Luckily, Docia saw the promise in that story and instead of tearing it to bits so it could be set on fire, she submitted it to the contest under Isabella’s name.
Two months later, Isabella was shocked to receive a letter from the Western Tract & Book Society in Cincinnati, congratulating her on her win. Enclosed with the letter was a check for fifty dollars!
After she got over the initial shock of winning a prize for a story she thought she had burned, Isabella realized that Helen Lester was something to be proud of—especially once the contest judges explained the reason the story won:
“In the opinion of the carefully chosen committee of award, it met the condition imposed by the grand old Christian gentleman who offered the prize. It was to be given for the manuscript that would best explain God’s plan of salvation, so plainly that quite young readers would have no difficulty in following its teachings if they would, and so winsomely that some of them might be moved to take Jesus Christ for their Saviour and Friend.”
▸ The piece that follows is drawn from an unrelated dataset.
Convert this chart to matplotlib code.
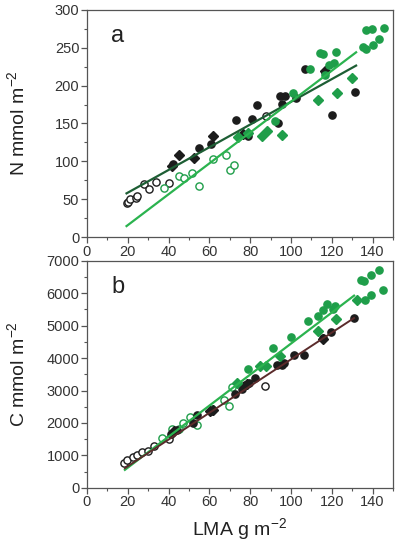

And how did Isabella spend that fifty-dollar prize money? She made two packets, each containing “the enormous sum of twenty-five dollars.” She placed one of the packets inside a bound volume of her first book, Helen Lester. On the fly leaf she wrote:
“Presented to my honored father.”
The second packet went into another copy of the book; and on the fly leaf she wrote:
“To my precious mother.”
Then, in both books she wrote those “wondrous words that must have trembled with excitement, and ought to have been written in capitals”:
“From the Author.”
Helen Lester was published in 1865 and with it, Isabella’s writing career was launched. The following year she published another children’s book, Nanie’s Experiment; Jessie Wells was published in 1867, quickly followed by Tip Lewis and His Lamp. After that, she published multiple titles each year, demonstrating both her talent and her discipline as a writer.
Since then, her stories that explain salvation through Christ and the rewards of abiding faith in God have enlightened and entertained generations of readers around the world.